Politik

Reiches Forderung nach längerer Lebensarbeitszeit ist kein Reformvorschlag, sondern eine Frechheit

Reiches Forderung nach längerer Lebensarbeitszeit ist kein Reformvorschlag, sondern eine Frechheit

Deutliche Kritik übt Jan Dieren, der SPD-Bundestagsabgeordnete für die Menschen in Moers, Krefeld und Neukirchen-Vluyn, an der jüngsten Forderung von Bundeswirtschaftsministerin Katherina Reiche, die Lebensarbeitszeit zu verlängern. 

Dieren, der auch stellvertretende Sprecher seiner Fraktion für Arbeit und Soziales ist, sagte dazu: “Die Forderung nach einer längeren Lebensarbeitszeit ist ideologisch bequem, aber praktisch lebensfern. Wer ernsthaft meint, man könne das Rentensystem dadurch retten, dass Menschen noch länger schuften, kennt die Lebenswirklichkeit von Millionen Beschäftigten nicht. Viele arbeiten schon heute über ihre Belastungsgrenze hinaus – ihnen jetzt auch noch den Ruhestand zu verkürzen, ist eine Frechheit.”

Die Ministerin hatte unter anderem behauptet, die Menschen verbrächten ein Drittel ihres Erwachsenenlebens in der Rente. Für Dieren entbehrt dies jeder Grundlage: “Gerade Beschäftigte, die körperlich hart arbeiten, sterben oft wenige Jahre nach Renteneintritt. Für sie ist der Ruhestand kein langer Feierabend, sondern oft eine kurze Phase der Erholung – wenn überhaupt.” Es sei Aufgabe der Bundesregierung, den Menschen nach Jahrzehnten harter Arbeit einen fairen und gesunden Ruhestand zu ermöglichen, so Dieren.

Einig mit der Ministerin ist Dieren aber darin, dass die im Koalitionsvertrag vorgesehenen Reformvorhaben nicht ausreichen – allerdings aus völlig anderen Gründen: “Das jetzige System ist nicht gerecht.

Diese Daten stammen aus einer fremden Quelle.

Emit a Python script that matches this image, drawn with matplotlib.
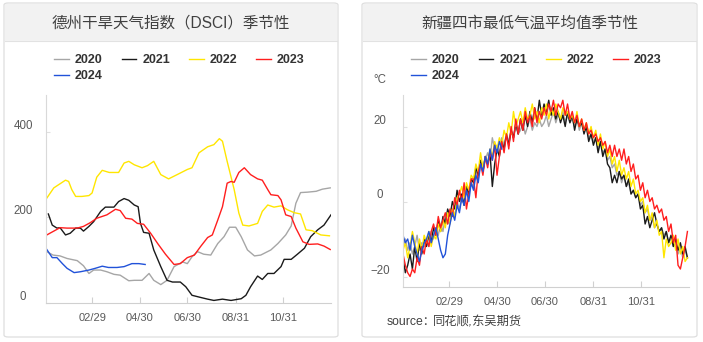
import matplotlib.pyplot as plt
from matplotlib.patches import FancyBboxPatch, Rectangle
from matplotlib.lines import Line2D

plt.rcParams['font.family'] = ['Liberation Sans', 'Noto Sans CJK SC', 'DejaVu Sans']

years = ['2020', '2021', '2022', '2023', '2024']
colors = {'2020': '#a6a6a6', '2021': '#1a1a1a', '2022': '#ffe600',
          '2023': '#ff1e1e', '2024': '#2152d9'}

# x axis: day of year (leap-year calendar)
tick_days = [60, 121, 182, 244, 305]
tick_labels = ['02/29', '04/30', '06/30', '08/31', '10/31']

# Dezhou drought index (DSCI)
dsci_day_2020 = [2, 10, 19, 28, 41, 49, 56, 62, 71, 79, 88, 96, 107, 114, 124, 133, 139, 148, 156,
                 165, 176, 182, 188, 195, 203, 212, 221, 229, 236, 244, 251, 259, 268, 276, 289,
                 298, 308, 315, 321, 327, 336, 347, 355, 365]
dsci_2020 = [120, 112, 110, 104, 99, 87, 69, 77, 77, 73, 67, 65, 52, 53, 53, 69, 53, 43, 53,
             85, 96, 92, 108, 120, 114, 112, 139, 155, 177, 177, 155, 124, 110, 112, 124,
             139, 159, 180, 233, 258, 259, 261, 266, 269]

dsci_day_2021 = [4, 9, 15, 19, 26, 32, 39, 45, 49, 56, 62, 71, 77, 88, 94, 101, 107, 114, 119,
                 122, 126, 133, 139, 148, 156, 163, 173, 180, 188, 199, 208, 216, 227, 238, 251,
                 257, 263, 272, 278, 285, 293, 302, 306, 315, 323, 332, 340, 349, 357, 366]
dsci_2021 = [208, 182, 175, 176, 159, 163, 175, 175, 168, 179, 190, 214, 224, 224, 237, 244, 240,
             229, 225, 186, 165, 163, 124, 85, 53, 49, 49, 38, 18, 13, 9, 6, 9, 6, 10,
             18, 38, 63, 55, 69, 69, 85, 102, 102, 114, 128, 155, 171, 182, 206]

dsci_day_2022 = [2, 11, 26, 30, 34, 39, 47, 56, 60, 66, 73, 82, 94, 101, 107, 114, 124, 131, 139,
                 148, 158, 169, 182, 188, 197, 208, 216, 223, 227, 233, 242, 248, 253, 261, 272,
                 278, 285, 293, 302, 310, 319, 327, 334, 342, 353, 364]
dsci_2022 = [245, 269, 287, 284, 265, 249, 249, 251, 257, 294, 310, 305, 305, 327, 331, 323, 316,
             321, 331, 300, 290, 300, 312, 316, 351, 365, 370, 384, 378, 331, 265, 210, 182, 180,
             186, 214, 229, 224, 227, 218, 211, 208, 171, 169, 159, 157]

dsci_day_2023 = [2, 10, 19, 28, 41, 49, 58, 66, 79, 90, 96, 103, 111, 118, 126, 135, 144, 154,
                 165, 173, 182, 191, 199, 208, 214, 221, 227, 233, 238, 242, 248, 255, 263, 272,
                 278, 285, 289, 298, 302, 308, 315, 321, 330, 338, 349, 357, 365]
dsci_2023 = [159, 167, 176, 175, 175, 179, 188, 198, 206, 219, 216, 198, 196, 186, 184, 163, 139,
             114, 90, 92, 106, 112, 132, 153, 159, 194, 225, 280, 284, 282, 305, 316, 300, 290,
             287, 265, 253, 251, 241, 206, 202, 175, 143, 137, 138, 133, 125]

dsci_day_2024 = [2, 9, 15, 22, 28, 37, 45, 56, 64, 73, 81, 92, 101, 111, 120, 128]
dsci_2024 = [125, 106, 106, 92, 81, 71, 73, 77, 81, 86, 83, 83, 85, 92, 92, 90]

# Xinjiang four-city mean minimum temperature (deg C), every 3rd day
temp_day = list(range(1, 366, 3))
temp_2020 = [-12, -10, -13, -11, -14, -12, -9, -13, -11, -12,
             -10, -12, -8, -10, -7, -9, -6, -8, -4, -6,
             -5, -2, -4, 0, -2, 1, -1, 3, 2, 5,
             4, 8, 6, 10, 8, 11, 13, 11, 17, 14,
             15, 13, 17, 15, 18, 16, 19, 17, 20, 18,
             19, 21, 18, 20, 22, 19, 21, 20, 22, 20,
             21, 23, 20, 22, 24, 21, 23, 22, 24, 21,
             23, 21, 22, 20, 22, 19, 21, 19, 20, 17,
             18, 16, 17, 14, 16, 13, 14, 11, 12, 9,
             10, 7, 8, 5, 7, 4, 5, 2, 3, 1,
             2, -1, 0, -3, -2, -5, -4, -7, -6, -8,
             -7, -9, -8, -11, -10, -12, -11, -14, -12, -15, -13, -15]
temp_2021 = [-15, -19, -17, -14, -18, -12, -16, -11, -14, -10,
             -12, -9, -11, -7, -9, -5, -8, -4, -6, -2,
             -4, 0, -2, 3, 0, 2, -1, 4, 2, 6,
             5, 9, 7, 11, 8, 12, 10, 13, 4, 10,
             14, 12, 16, 14, 18, 15, 19, 17, 21, 18,
             22, 19, 23, 20, 24, 21, 25, 22, 27, 23,
             26, 24, 27, 23, 25, 22, 24, 21, 23, 20,
             24, 21, 23, 19, 22, 20, 21, 18, 20, 16,
             18, 15, 17, 13, 16, 12, 14, 10, 9, 5,
             7, 5, 8, 6, 7, 4, 6, 2, 3, 1,
             2, -2, -1, -6, -4, -7, -5, -3, -6, -8,
             -7, -10, -8, -11, -9, -12, -10, -13, -11, -14, -12, -15]
temp_2022 = [-13, -11, -15, -12, -8, -11, -14, -10, -13, -9,
             -11, -8, -12, -9, -10, -6, -8, -5, -7, -3,
             -6, -2, -4, 1, 2, 4, 1, 5, 3, 7,
             6, 10, 8, 13, 9, 12, 10, 14, 12, 16,
             14, 17, 15, 19, 17, 21, 18, 24, 20, 22,
             24, 21, 25, 22, 23, 26, 22, 24, 21, 25,
             23, 26, 22, 25, 23, 26, 24, 22, 25, 23,
             24, 22, 23, 21, 24, 20, 22, 19, 21, 18,
             20, 17, 19, 15, 18, 14, 16, 12, 14, 10,
             12, 8, 11, 7, 9, 6, 8, 4, 6, 2,
             3, 0, 1, -3, -1, -5, -3, -7, -5, -9,
             -8, -15, -10, -12, -11, -9, -13, -10, -14, -12, -16, -15]
temp_2023 = [-14, -17, -19, -20, -18, -19, -15, -17, -12, -14,
             -10, -12, -8, -6, -9, -4, -7, -5, -3, -6,
             -2, -4, 1, -1, 3, 0, 5, -2, 2, 6,
             6, 1, 8, 10, 7, 12, 9, 13, 11, 15,
             7, 12, 16, 13, 18, 14, 20, 16, 22, 18,
             22, 19, 24, 21, 23, 20, 25, 21, 24, 22,
             25, 23, 26, 24, 27, 23, 26, 25, 27, 23,
             26, 22, 24, 21, 23, 20, 22, 19, 21, 18,
             19, 17, 18, 16, 17, 15, 16, 13, 15, 12,
             15, 12, 14, 11, 14, 10, 12, 8, 10, 6,
             7, 3, 5, 1, 3, 0, 1, -2, -1, -3,
             -2, -5, -4, -8, -6, -11, -9, -17, -18, -15, -12, -8]
temp_2024 = [-9, -11, -10, -13, -9, -12, -14, -16, -13, -11,
             -10, -8, -11, -9, -7, -10, -13, -15, -14, -9,
             -6, -3, -5, -1, -3, 1, -1, 3, 0, 5,
             3, 7, 5, 10, 8, 12, 10, 14, 11, 15,
             13, 16, 14]

W, H = 703, 342
fig = plt.figure(figsize=(W / 100, H / 100), dpi=100)
fig.patch.set_facecolor('white')


def panel(x0, x1, title):
    # card with grey header band
    fig.patches.append(FancyBboxPatch((x0 / W, 1 - 337 / H), (x1 - x0) / W, 334 / H,
                                      boxstyle='round,pad=0,rounding_size=0.006',
                                      transform=fig.transFigure, facecolor='white',
                                      edgecolor='#dedede', linewidth=0.9, zorder=-2))
    fig.patches.append(Rectangle(((x0 + 1) / W, 1 - 41 / H), (x1 - x0 - 2) / W, 37 / H,
                                 transform=fig.transFigure, facecolor='#f2f2f2',
                                 edgecolor='none', zorder=-1))
    fig.lines.append(Line2D([(x0 + 1) / W, (x1 - 1) / W], [1 - 41 / H, 1 - 41 / H],
                            transform=fig.transFigure, color='#e2e2e2', lw=0.8, zorder=-1))
    fig.text((x0 + x1) / 2 / W, 1 - 23 / H, title, ha='center', va='center',
             fontsize=11.2, color='#404040')


def style_axes(ax, ylim, yticks):
    ax.set_facecolor('none')
    ax.set_xlim(1, 366)
    ax.set_ylim(*ylim)
    for s in ['top', 'right']:
        ax.spines[s].set_visible(False)
    ax.spines['left'].set_color('#d9d9d9')
    ax.spines['bottom'].set_color('#d0d0d0')
    ax.set_xticks(tick_days, tick_labels)
    ax.set_yticks(yticks)
    ax.tick_params(axis='x', direction='in', length=4, color='#d0d0d0', pad=7,
                   labelsize=8, labelcolor='#595959')
    ax.tick_params(axis='y', direction='in', length=3, color='#e0e0e0', pad=16.5,
                   labelsize=8.3, labelcolor='#595959')
    for lbl in ax.get_yticklabels():
        lbl.set_horizontalalignment('center')
        lbl.set_verticalalignment('bottom')


def add_legend(ax, x):
    hs = [Line2D([], [], color=colors[y], lw=1.0) for y in years]
    order = [0, 4, 1, 2, 3]
    ax.legend([hs[i] for i in order], [years[i] for i in order], ncol=4,
              loc='upper left', bbox_to_anchor=(x / W, 1 - 48 / H),
              bbox_transform=fig.transFigure, frameon=False, borderpad=0,
              handlelength=1.15, handletextpad=0.5, columnspacing=1.52,
              labelspacing=0.3, prop={'weight': 'bold', 'size': 9},
              labelcolor='#333333')


panel(4, 338, '德州干旱天气指数（DSCI）季节性')
panel(362, 697, '新疆四市最低气温平均值季节性')

# left: DSCI
ax1 = fig.add_axes([46 / W, (H - 303) / H, 285 / W, 208 / H])
dsci = {'2020': (dsci_day_2020, dsci_2020), '2021': (dsci_day_2021, dsci_2021),
        '2022': (dsci_day_2022, dsci_2022), '2023': (dsci_day_2023, dsci_2023),
        '2024': (dsci_day_2024, dsci_2024)}
for y in years:
    d, v = dsci[y]
    ax1.plot(d, v, color=colors[y], lw=1.0)
style_axes(ax1, (0, 486), [0, 200, 400])
add_legend(ax1, 48)

# right: temperature
ax2 = fig.add_axes([403 / W, (H - 287) / H, 286 / W, 192 / H])
temps = {'2020': temp_2020, '2021': temp_2021, '2022': temp_2022,
         '2023': temp_2023, '2024': temp_2024}
for y in years:
    v = temps[y]
    ax2.plot(temp_day[:len(v)], v, color=colors[y], lw=1.0)
style_axes(ax2, (-22.8, 28.4), [-20, 0, 20])
add_legend(ax2, 405)
fig.text(380 / W, 1 - 80 / H, '°C', ha='center', va='center', fontsize=8.3, color='#595959')
fig.text(387 / W, 1 - 322 / H, 'source：', ha='left', va='center', fontsize=8.8,
         color='#404040')
fig.text(433 / W, 1 - 322 / H, '同花顺,东吴期货', ha='left', va='center', fontsize=8.8,
         color='#404040', style='italic')

fig.savefig('out.png', dpi=100)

Aber statt noch mehr Druck auf die Schultern derer zu laden, die ohnehin alles geben, müssen wir endlich diejenigen stärker beteiligen, die sich bislang einen schlanken Fuß machen.”

Konkret schlägt Dieren dafür drei Maßnahmen vor: Erstens müssen eine Erwerbstätigenversicherung geschaffen werden, in die alle einzahlen – auch Selbstständige, Ärzt:innen, Beamt:innen und Politiker:innen- also Bevölkerungsgruppen mit in der Regel höheren Einkommen.

Zweitens fordert er, Steuerhinterziehung konsequent zu verfolgen: “Jedes Jahr werden in Deutschland über 100 Milliarden Euro hinterzogen. Dieses Geld fehlt – auch in der Rentenkasse.” Und drittens brauche es bessere Löhne und Arbeitsbedingungen: “Gute Löhne sorgen für gute Renten. Wir brauchen mehr Tarifbindung, einen höheren Mindestlohn und vor allem bessere Möglichkeiten, von Teilzeit in Vollzeit zu wechseln – besonders für Frauen. Die Strategie “mehr Arbeit” ist keine Zukunftsvision, sondern bürdet denen noch mehr gesellschaftliche Lasten auf, die ohnehin schon viel zu tragen haben. Wer eine gerechte Rente will, muss sich trauen, strukturell umzuverteilen – nicht einfach die Belastung nach unten weiterreichen.”